Nice to Meet — I Mean, See You, Again (And Again)
- Vanessa Gillier
- 5 days ago
- 2 min read

You know what’s worse than running into your ex while looking like a sweaty baked potato? Running into literally anyone when you can’t remember if you’ve met them before.
Welcome to menopause, where the hormones are on strike, your memory is on sabbatical, and your social skills have gone on an all-inclusive cruise without you.
I’ve always been terrible with faces and names, but now? I can barely remember my kids, let alone if I met you at a school function, the grocery store, or in a dream I had last Tuesday where I was married to Jason Momoa and also somehow a dolphin.
The other day, I saw a woman at Walgreens.
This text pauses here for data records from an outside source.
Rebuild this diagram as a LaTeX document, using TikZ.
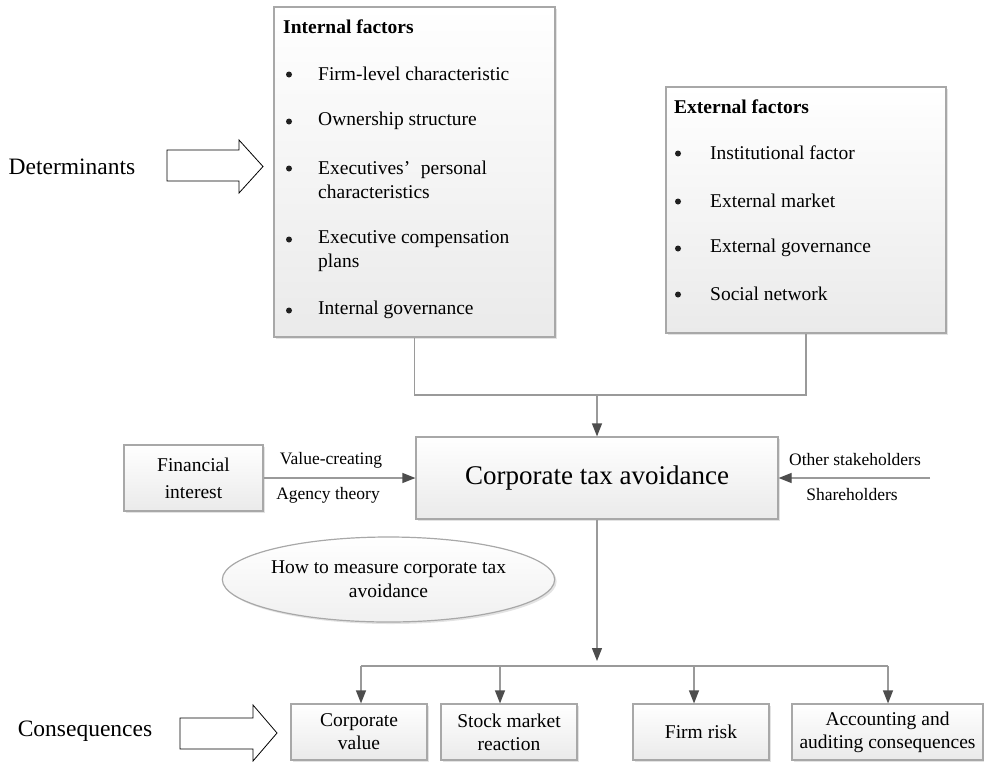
\documentclass[tikz,border=0pt]{standalone}
\usepackage{fontspec}
\setmainfont{Liberation Serif}
\usetikzlibrary{arrows.meta,shadows,shapes.geometric}

\definecolor{edgegray}{HTML}{A8A8A8}
\definecolor{linegray}{HTML}{9A9A9A}
\definecolor{tipgray}{HTML}{4D4D4D}
\definecolor{fillbot}{HTML}{EAEAEA}
\definecolor{fillell}{HTML}{F0F0F0}
\definecolor{bulletc}{HTML}{202020}

\tikzset{
  panel/.style={draw=edgegray, line width=1.2pt, top color=white, bottom color=fillbot,
    drop shadow={shadow xshift=2pt, shadow yshift=-2pt, opacity=0.22, fill=gray},
    inner sep=0pt, align=center},
  conn/.style={draw=linegray, line width=1.2pt},
  arr/.style={conn, -{Triangle[width=10pt,length=13pt,color=tipgray]}},
  itm/.style={font=\fontsize{19.5}{24}\selectfont, inner sep=0pt, anchor=west, align=left},
  ttl/.style={font=\fontsize{19.5}{24}\selectfont\bfseries, inner sep=0pt, anchor=west},
  bul/.style={circle, fill=bulletc, inner sep=0pt, minimum size=6pt},
  lbl/.style={font=\fontsize{17.5}{24}\selectfont, inner sep=0pt, align=center},
  big/.style={font=\fontsize{23.5}{28}\selectfont, inner sep=0pt},
  bottombox/.style={panel, minimum height=56, font=\fontsize{19.5}{23}\selectfont},
  hollow/.style={draw=black, line width=0.8pt, fill=white},
}

\begin{document}
\begin{tikzpicture}[x=1pt,y=-1pt]
\useasboundingbox (0,0) rectangle (984,761);

% ---- main boxes
\node[panel, minimum width=281, minimum height=330] (internal) at (414.5,172) {};
\node[panel, minimum width=280, minimum height=246] (external) at (806,210) {};
\node[panel, minimum width=362, minimum height=82, font=\fontsize{27}{32}\selectfont] (central) at (597,478) {Corporate tax avoidance};
\node[panel, minimum width=139, minimum height=66, font=\fontsize{19.5}{27}\selectfont] (fin) at (193.5,478) {Financial\\interest};
\node[panel, ellipse, bottom color=fillell, minimum width=279, minimum height=85, font=\fontsize{19.5}{24}\selectfont] (measure) at (388.5,579.5) {How to measure corporate tax\\avoidance};

% ---- bottom boxes
\node[bottombox, minimum width=136] (cv) at (359,732) {Corporate\\value};
\node[bottombox, minimum width=136] (sm) at (509,732) {Stock market\\reaction};
\node[bottombox, minimum width=136] (fr) at (701,732) {Firm risk};
\node[bottombox, minimum width=191] (ac) at (887.5,732) {Accounting and\\auditing consequences};

% ---- internal factors text
\node[ttl] (it) at (283,27) {Internal factors};
\node[bul] (ib1) at (289,74.5) {};
\node[itm] (i1) at (318,74) {Firm-level characteristic};
\node[bul] (ib2) at (289,121.5) {};
\node[itm] (i2) at (318,121) {Ownership structure};
\node[bul] (ib3) at (289,168.5) {};
\node[itm] (i3) at (318,180) {Executives’\hspace{0.55em}personal\\characteristics};
\node[bul] (ib4) at (289,239.5) {};
\node[itm] (i4) at (318,251) {Executive compensation\\plans};
\node[bul] (ib5) at (289,310.5) {};
\node[itm] (i5) at (318,310) {Internal governance};

% ---- external factors text
\node[ttl] (et) at (674,107) {External factors};
\node[bul] (eb1) at (678,153.5) {};
\node[itm] (e1) at (710,153) {Institutional factor};
\node[bul] (eb2) at (678,201.5) {};
\node[itm] (e2) at (710,201) {External market};
\node[bul] (eb3) at (678,248.5) {};
\node[itm] (e3) at (710,248) {External governance};
\node[bul] (eb4) at (678,294.5) {};
\node[itm] (e4) at (710,294) {Social network};

% ---- side labels and hollow arrows
\node[big] (det) at (72,167) {Determinants};
\node[big] (cons) at (85,731) {Consequences};
\draw[hollow] (167,150) -- (239,150) -- (239,140) -- (263,166.5) -- (239,193) -- (239,181) -- (167,181) -- cycle;
\draw[hollow] (180,718) -- (253,718) -- (253,705) -- (277,733) -- (253,761) -- (253,749) -- (180,749) -- cycle;

% ---- top connector
\coordinate (j) at (597,395);
\draw[conn] (internal.south) |- (j) -| (external.south);
\draw[arr] (j) -- (central.north);

% ---- side arrows and labels
\draw[arr] (fin.east) -- (central.west);
\node[lbl] (vc) at (331,460) {Value-creating};
\node[lbl] (at) at (328,495) {Agency theory};
\coordinate (rs) at (930,478);
\draw[arr] (rs) -- (central.east);
\node[lbl] (os) at (855,460) {Other stakeholders};
\node[lbl] (sh) at (852,495) {Shareholders};

% ---- bottom connectors
\coordinate (bc) at (597,666);
\coordinate (b1) at (361,666);
\coordinate (b2) at (500,666);
\coordinate (b3) at (694,666);
\coordinate (b4) at (888,666);
\draw[arr] (central.south) -- ([yshift=5pt]bc);
\draw[conn] (b1) -- (b4);
\draw[arr] (b1) -- (b1 |- cv.north);
\draw[arr] (b2) -- (b2 |- sm.north);
\draw[arr] (b3) -- (b3 |- fr.north);
\draw[arr] (b4) -- (b4 |- ac.north);
\end{tikzpicture}
\end{document}
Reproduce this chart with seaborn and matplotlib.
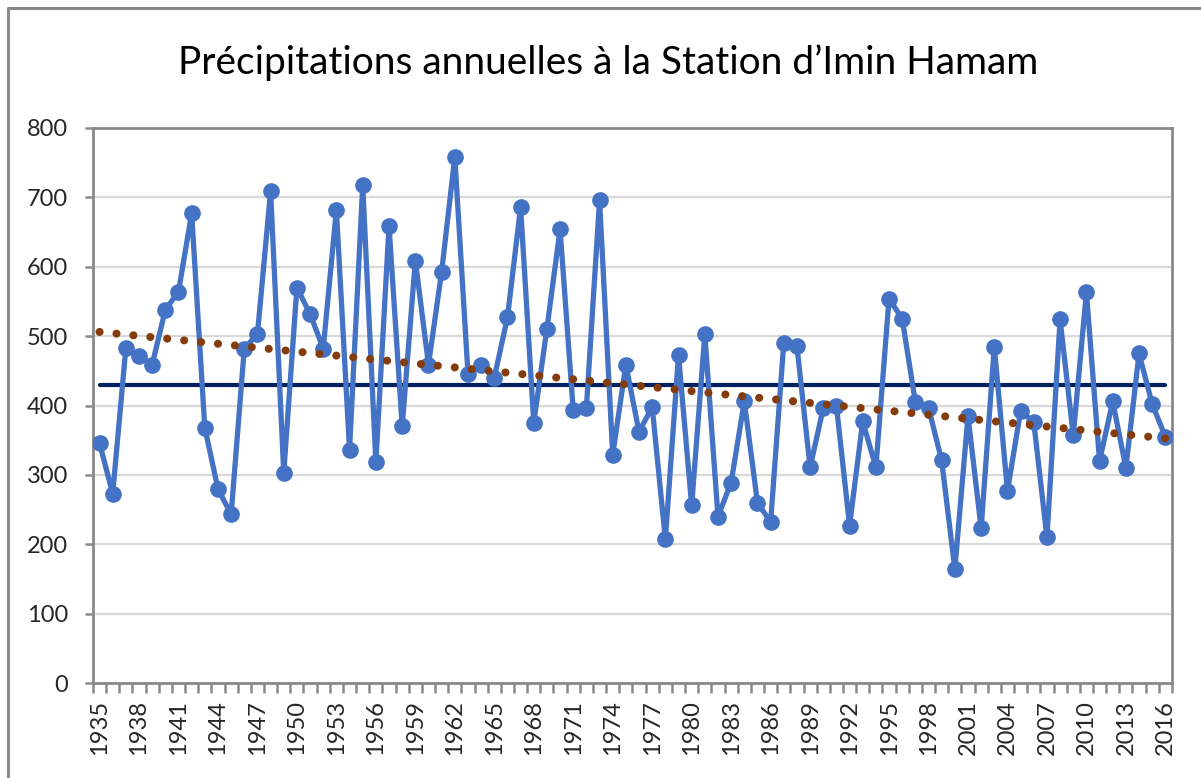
import numpy as np
import pandas as pd
import matplotlib
matplotlib.use("Agg")
import matplotlib.pyplot as plt
from matplotlib.lines import Line2D
import seaborn as sns

# Annual precipitation (mm)
years = list(range(1935, 2017))
precip = [
	346, 273, 483, 472, 459, 538, 564, 677, 368, 280,
	243, 482, 503, 709, 303, 570, 532, 482, 682, 336,
	718, 318, 659, 370, 609, 459, 593, 758, 446, 458,
	440, 527, 686, 375, 511, 654, 393, 397, 696, 329,
	459, 362, 398, 207, 473, 256, 503, 240, 289, 406,
	260, 232, 490, 486, 311, 396, 400, 227, 377, 311,
	554, 525, 405, 397, 321, 164, 385, 223, 485, 277,
	392, 376, 210, 524, 357, 563, 320, 406, 310, 475,
	402, 355,
]
tick_years = list(range(1935, 2017, 3))
y_ticks = [0, 100, 200, 300, 400, 500, 600, 700, 800]
title = "Précipitations annuelles à la Station d’Imin Hamam"

df = pd.DataFrame({"year": years, "precip": precip})

sns.set_style("white")
plt.rcParams["font.family"] = ["Lato", "DejaVu Sans"]

fig = plt.figure(figsize=(12.01, 7.78), dpi=100)
ax = fig.add_axes([0.0774, 0.122, 0.9758 - 0.0774, 0.8355 - 0.122])

grey = "#898989"

# horizontal gridlines
for v in y_ticks[1:]:
	ax.axhline(v, color="#d9d9d9", lw=1.6, zorder=0)

# mean line
mean_val = df["precip"].mean()
ax.plot([years[0], years[-1]], [mean_val, mean_val], color="#002060", lw=3.0, zorder=2)

# linear trend line
slope, intercept = np.polyfit(df["year"], df["precip"], 1)
trend = slope * df["year"] + intercept
ax.plot(df["year"], trend, color="#843c0c", lw=5.8, linestyle=(0, (0.01, 2.1)),
	dash_capstyle="round", zorder=4)

# main series
sns.lineplot(data=df, x="year", y="precip", ax=ax, color="#4472c4", lw=3.8,
	marker="o", markersize=12, markeredgewidth=0, zorder=3)

ax.set_xlim(1934.5, 2016.5)
ax.set_ylim(0, 800)
ax.set_yticks(y_ticks)
ax.set_yticklabels([str(v) for v in y_ticks], fontsize=17, color="#262626")
ax.set_xticks(tick_years)
ax.set_xticklabels([str(y) for y in tick_years], rotation=90, fontsize=17, color="#262626")
ax.set_xticks(np.arange(1934.5, 2017, 1), minor=True)
ax.tick_params(axis="x", which="major", length=0, pad=12)
ax.tick_params(axis="x", which="minor", length=7, width=1.8, color=grey, direction="out", bottom=True)
ax.tick_params(axis="y", length=6, width=1.8, color=grey, direction="out", left=True, pad=12)
ax.set_xlabel("")
ax.set_ylabel("")

for side in ["left", "right", "top", "bottom"]:
	ax.spines[side].set_visible(True)
	ax.spines[side].set_color(grey)
	ax.spines[side].set_linewidth(2.0)

fig.text(0.506, 0.92, title, ha="center", va="center", fontsize=28, color="#000000")

# outer chart border (cut off at right and bottom)
fig.add_artist(Line2D([0.0067, 0.0067], [0, 0.9897], color=grey, lw=2.2))
fig.add_artist(Line2D([0.0067, 1.0], [0.9897, 0.9897], color=grey, lw=2.2))

fig.savefig("out.png", dpi=100)
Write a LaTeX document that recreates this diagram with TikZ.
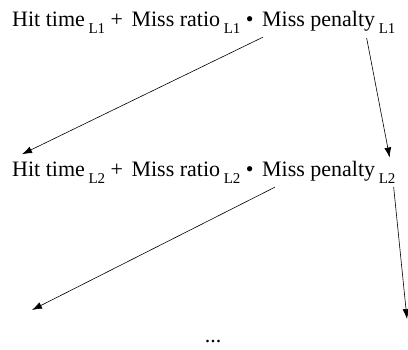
\documentclass[tikz,border=0pt]{standalone}
\usepackage{fontspec}
\setmainfont{Liberation Serif}
\usetikzlibrary{positioning,arrows.meta,calc}

\newcommand{\lvl}[1]{\,\raisebox{-7pt}{\fontsize{15}{15}\selectfont #1}}

\begin{document}
\begin{tikzpicture}[
  x=1pt, y=1pt,
  font=\fontsize{22}{26}\selectfont,
  line/.style={-{Latex[length=10pt,width=7pt]}, semithick, draw=black},
  term/.style={inner sep=0pt, anchor=base west}
]
\useasboundingbox (0,0) rectangle (408,350);

% ========== Row 1: L1 ==========
\node[term] (hit1) at (12,323) {Hit time\lvl{L1} +};
\node[term, right=8pt of hit1.base east, anchor=base west] (ratio1) {Miss ratio\lvl{L1} \textbullet};
\node[term, right=8pt of ratio1.base east, anchor=base west] (pen1) {Miss penalty\lvl{L1}};

% ========== Row 2: L2 ==========
\node[term] (hit2) at (12,173) {Hit time\lvl{L2} +};
\node[term, right=8pt of hit2.base east, anchor=base west] (ratio2) {Miss ratio\lvl{L2} \textbullet};
\node[term, right=8pt of ratio2.base east, anchor=base west] (pen2) {Miss penalty\lvl{L2}};

% ========== Row 3: dots ==========
\coordinate (left3) at (32,40);
\coordinate (right3) at (407,31);
\node[inner sep=0pt] (dots) at (213,8) {...};

% ===== Arrows =====
\draw[line] ($(pen1.south west)+(1,-3)$) -- ($(hit2.north west)+(10,8)$);
\draw[line] ($(pen1.south east)+(-29,-4)$) -- ($(pen2.north east)+(-6,4)$);
\draw[line] ($(pen2.south west)+(13,-3)$) -- (left3);
\draw[line] ($(pen2.south east)+(-2,-3)$) -- (right3);

\end{tikzpicture}
\end{document}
She looked vaguely familiar, so I did the thing where you squint just enough to look inquisitive but not so much that you look like you’re trying to smell them.
She approached bountifully "Buenos Dias!" And proceeded to hug and kiss me on the cheek.
I smiled and replied “Hola”, still visibly confused.
She looked at me with pity and partial offense. "How are the girls? I miss them so much! Tell them to stop by my class for community service hours."
Teacher. Right.
I’ve decided "Nice to see you" is my new default greeting. Safe, friendly, and doesn’t require me to access the dusty filing cabinet in my brain labeled social interactions.
It doesn’t stop there. Mid-sentence word disappearances? Check. Unpredictable emotional surges? Check. A sudden urge to flee the room because you can’t remember if you left the stove on or just because you hate everyone today? Double check.
Menopause is basically like being a teenager again. but instead of just acne and hormones telling you to fall in love with the drummer in a garage band, you now also get hot flashes and the urge to kill someone for breathing too loudly.
The best part? Nobody warns you that menopause turns you into a walking "Buffering…" icon. We’re out here spinning, sweating, and making friends one awkward re-introduction at a time.
So if you see me at the store, the gym, or the seventh circle of hot flash hell, just wave. If I don’t respond, please know that I mean "Nice to see you," or "Nice to possibly remember you," or "Nice to stand here in mutual confusion until one of us fakes a phone call."
After all, it’s not personal, it’s hormonal.